● **Exercise description**: Print exactly the lines from the first one down to the line that contains "Chart.register(...registerables);", both included, and skip the pictures.

● **Raw data**:
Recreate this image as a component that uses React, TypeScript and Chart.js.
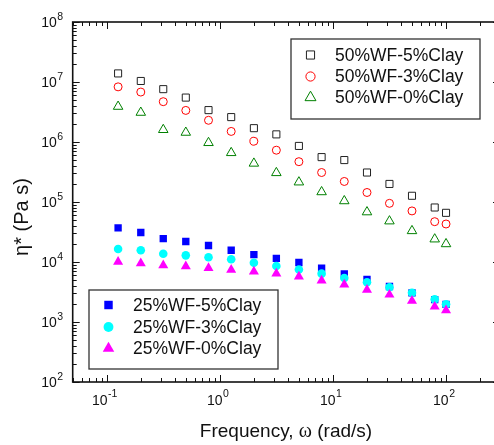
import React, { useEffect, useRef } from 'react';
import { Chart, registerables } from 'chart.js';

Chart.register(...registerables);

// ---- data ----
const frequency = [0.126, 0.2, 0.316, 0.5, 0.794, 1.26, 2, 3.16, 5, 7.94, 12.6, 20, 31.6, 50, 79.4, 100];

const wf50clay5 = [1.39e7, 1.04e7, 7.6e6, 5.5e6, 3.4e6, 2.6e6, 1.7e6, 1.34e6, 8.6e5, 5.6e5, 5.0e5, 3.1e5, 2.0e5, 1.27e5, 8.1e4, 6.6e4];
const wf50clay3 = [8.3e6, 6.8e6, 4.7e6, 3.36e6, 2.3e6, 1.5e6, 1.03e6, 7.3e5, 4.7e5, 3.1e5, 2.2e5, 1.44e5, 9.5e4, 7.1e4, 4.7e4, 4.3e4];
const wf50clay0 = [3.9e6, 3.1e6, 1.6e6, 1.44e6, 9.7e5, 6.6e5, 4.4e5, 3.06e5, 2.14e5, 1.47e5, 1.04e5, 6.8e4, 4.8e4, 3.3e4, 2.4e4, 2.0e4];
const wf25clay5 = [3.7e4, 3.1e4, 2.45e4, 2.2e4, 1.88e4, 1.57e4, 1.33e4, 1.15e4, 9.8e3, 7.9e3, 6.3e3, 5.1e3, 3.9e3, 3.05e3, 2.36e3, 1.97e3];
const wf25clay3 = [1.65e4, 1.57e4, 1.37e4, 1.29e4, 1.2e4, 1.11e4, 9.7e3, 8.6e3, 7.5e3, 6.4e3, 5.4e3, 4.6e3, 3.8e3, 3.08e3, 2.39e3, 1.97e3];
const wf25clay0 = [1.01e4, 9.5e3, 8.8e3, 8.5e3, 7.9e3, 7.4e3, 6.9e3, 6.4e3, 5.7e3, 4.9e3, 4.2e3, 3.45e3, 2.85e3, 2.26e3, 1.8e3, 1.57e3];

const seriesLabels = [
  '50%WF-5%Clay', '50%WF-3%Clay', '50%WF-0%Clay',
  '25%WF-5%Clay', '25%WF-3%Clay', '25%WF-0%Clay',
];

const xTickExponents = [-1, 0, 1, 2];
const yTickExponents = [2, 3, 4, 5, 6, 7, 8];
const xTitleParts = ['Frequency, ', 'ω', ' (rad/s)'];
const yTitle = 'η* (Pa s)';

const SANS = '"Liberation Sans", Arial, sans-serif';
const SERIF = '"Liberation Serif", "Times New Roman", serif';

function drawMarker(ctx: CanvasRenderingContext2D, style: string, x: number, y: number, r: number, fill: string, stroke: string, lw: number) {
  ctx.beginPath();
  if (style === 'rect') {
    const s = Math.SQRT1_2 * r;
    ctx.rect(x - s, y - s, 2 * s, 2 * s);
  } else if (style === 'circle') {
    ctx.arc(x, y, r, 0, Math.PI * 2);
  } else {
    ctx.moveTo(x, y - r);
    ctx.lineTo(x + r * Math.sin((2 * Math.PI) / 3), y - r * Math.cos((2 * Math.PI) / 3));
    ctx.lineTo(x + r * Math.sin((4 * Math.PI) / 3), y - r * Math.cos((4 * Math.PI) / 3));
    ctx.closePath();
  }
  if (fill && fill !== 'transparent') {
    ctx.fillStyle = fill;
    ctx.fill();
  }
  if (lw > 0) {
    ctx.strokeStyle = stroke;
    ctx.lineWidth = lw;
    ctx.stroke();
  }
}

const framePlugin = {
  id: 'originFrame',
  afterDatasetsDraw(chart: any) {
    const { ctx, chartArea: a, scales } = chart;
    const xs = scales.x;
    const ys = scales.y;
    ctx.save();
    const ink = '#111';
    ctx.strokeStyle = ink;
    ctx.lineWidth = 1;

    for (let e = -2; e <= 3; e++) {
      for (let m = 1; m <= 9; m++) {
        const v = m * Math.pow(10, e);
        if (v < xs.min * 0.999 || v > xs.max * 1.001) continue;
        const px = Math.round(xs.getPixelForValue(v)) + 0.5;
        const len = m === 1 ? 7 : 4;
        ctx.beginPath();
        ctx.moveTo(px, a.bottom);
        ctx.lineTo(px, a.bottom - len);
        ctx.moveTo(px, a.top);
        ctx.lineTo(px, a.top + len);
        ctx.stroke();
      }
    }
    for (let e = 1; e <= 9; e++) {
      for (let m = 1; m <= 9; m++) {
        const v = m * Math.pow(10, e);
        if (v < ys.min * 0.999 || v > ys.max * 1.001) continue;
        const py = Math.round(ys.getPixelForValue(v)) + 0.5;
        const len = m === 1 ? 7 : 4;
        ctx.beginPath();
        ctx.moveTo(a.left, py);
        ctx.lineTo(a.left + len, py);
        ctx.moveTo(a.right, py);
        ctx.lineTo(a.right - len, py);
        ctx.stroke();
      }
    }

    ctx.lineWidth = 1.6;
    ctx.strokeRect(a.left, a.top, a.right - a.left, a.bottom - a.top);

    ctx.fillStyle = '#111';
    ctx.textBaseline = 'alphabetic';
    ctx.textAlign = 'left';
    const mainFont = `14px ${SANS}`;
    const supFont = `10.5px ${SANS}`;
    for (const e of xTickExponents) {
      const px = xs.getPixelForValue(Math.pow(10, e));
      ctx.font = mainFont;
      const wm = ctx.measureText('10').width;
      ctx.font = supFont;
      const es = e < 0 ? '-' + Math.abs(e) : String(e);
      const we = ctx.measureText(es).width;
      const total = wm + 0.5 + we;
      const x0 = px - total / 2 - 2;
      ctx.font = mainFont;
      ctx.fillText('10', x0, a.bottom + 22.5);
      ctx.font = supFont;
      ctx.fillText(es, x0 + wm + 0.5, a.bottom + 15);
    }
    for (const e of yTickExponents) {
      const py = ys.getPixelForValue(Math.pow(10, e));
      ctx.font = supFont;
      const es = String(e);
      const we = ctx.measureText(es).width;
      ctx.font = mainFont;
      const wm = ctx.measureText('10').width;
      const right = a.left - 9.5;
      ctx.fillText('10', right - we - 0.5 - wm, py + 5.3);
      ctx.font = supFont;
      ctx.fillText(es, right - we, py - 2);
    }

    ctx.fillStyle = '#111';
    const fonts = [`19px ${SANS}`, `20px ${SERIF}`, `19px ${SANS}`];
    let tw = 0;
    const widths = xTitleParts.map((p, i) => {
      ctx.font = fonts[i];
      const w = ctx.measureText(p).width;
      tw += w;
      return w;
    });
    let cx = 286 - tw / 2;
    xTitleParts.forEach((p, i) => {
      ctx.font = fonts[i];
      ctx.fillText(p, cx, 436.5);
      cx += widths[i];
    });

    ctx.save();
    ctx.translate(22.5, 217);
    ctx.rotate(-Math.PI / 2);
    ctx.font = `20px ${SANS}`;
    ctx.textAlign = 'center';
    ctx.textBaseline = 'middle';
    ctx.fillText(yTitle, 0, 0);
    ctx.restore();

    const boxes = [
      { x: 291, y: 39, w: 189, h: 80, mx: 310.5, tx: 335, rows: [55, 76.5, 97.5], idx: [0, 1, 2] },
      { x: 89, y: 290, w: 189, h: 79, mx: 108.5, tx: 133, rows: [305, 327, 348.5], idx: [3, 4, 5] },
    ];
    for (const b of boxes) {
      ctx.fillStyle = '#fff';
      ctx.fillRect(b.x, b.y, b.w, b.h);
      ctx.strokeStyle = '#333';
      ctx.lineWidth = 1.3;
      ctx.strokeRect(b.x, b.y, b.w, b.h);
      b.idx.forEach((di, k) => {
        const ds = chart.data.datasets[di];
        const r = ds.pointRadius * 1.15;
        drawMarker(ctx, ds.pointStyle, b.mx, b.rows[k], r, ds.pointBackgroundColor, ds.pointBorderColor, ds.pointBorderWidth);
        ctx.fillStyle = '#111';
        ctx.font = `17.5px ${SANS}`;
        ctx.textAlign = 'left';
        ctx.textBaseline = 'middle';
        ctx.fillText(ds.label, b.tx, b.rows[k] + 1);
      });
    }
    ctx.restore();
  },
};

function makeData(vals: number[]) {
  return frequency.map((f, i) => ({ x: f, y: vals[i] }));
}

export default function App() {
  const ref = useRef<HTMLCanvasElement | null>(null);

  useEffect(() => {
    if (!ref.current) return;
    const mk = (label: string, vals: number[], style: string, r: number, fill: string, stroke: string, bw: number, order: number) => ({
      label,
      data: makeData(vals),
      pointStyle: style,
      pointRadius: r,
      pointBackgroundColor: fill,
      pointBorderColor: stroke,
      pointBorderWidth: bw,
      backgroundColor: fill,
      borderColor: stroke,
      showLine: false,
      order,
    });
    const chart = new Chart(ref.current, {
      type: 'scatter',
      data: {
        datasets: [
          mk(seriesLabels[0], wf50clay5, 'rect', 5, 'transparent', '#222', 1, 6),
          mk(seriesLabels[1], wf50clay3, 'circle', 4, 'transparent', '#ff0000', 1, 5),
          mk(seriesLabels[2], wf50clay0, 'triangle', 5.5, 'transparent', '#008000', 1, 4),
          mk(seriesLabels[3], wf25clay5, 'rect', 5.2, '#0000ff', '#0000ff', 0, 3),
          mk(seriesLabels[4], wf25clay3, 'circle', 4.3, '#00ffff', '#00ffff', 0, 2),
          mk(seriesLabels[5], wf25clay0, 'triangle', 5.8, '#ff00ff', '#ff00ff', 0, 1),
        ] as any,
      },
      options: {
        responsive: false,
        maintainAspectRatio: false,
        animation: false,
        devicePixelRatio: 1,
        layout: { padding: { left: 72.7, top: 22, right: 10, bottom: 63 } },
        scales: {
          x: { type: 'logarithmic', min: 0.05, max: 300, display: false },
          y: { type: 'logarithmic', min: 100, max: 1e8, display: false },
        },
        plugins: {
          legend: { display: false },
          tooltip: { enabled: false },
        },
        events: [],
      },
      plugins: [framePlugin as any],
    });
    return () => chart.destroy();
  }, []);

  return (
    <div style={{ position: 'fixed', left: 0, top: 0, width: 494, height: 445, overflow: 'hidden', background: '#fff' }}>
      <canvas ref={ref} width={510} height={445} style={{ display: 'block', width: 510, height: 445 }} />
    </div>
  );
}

● **Reply**:
Recreate this image as a component that uses React, TypeScript and Chart.js.
import React, { useEffect, useRef } from 'react';
import { Chart, registerables } from 'chart.js';

Chart.register(...registerables);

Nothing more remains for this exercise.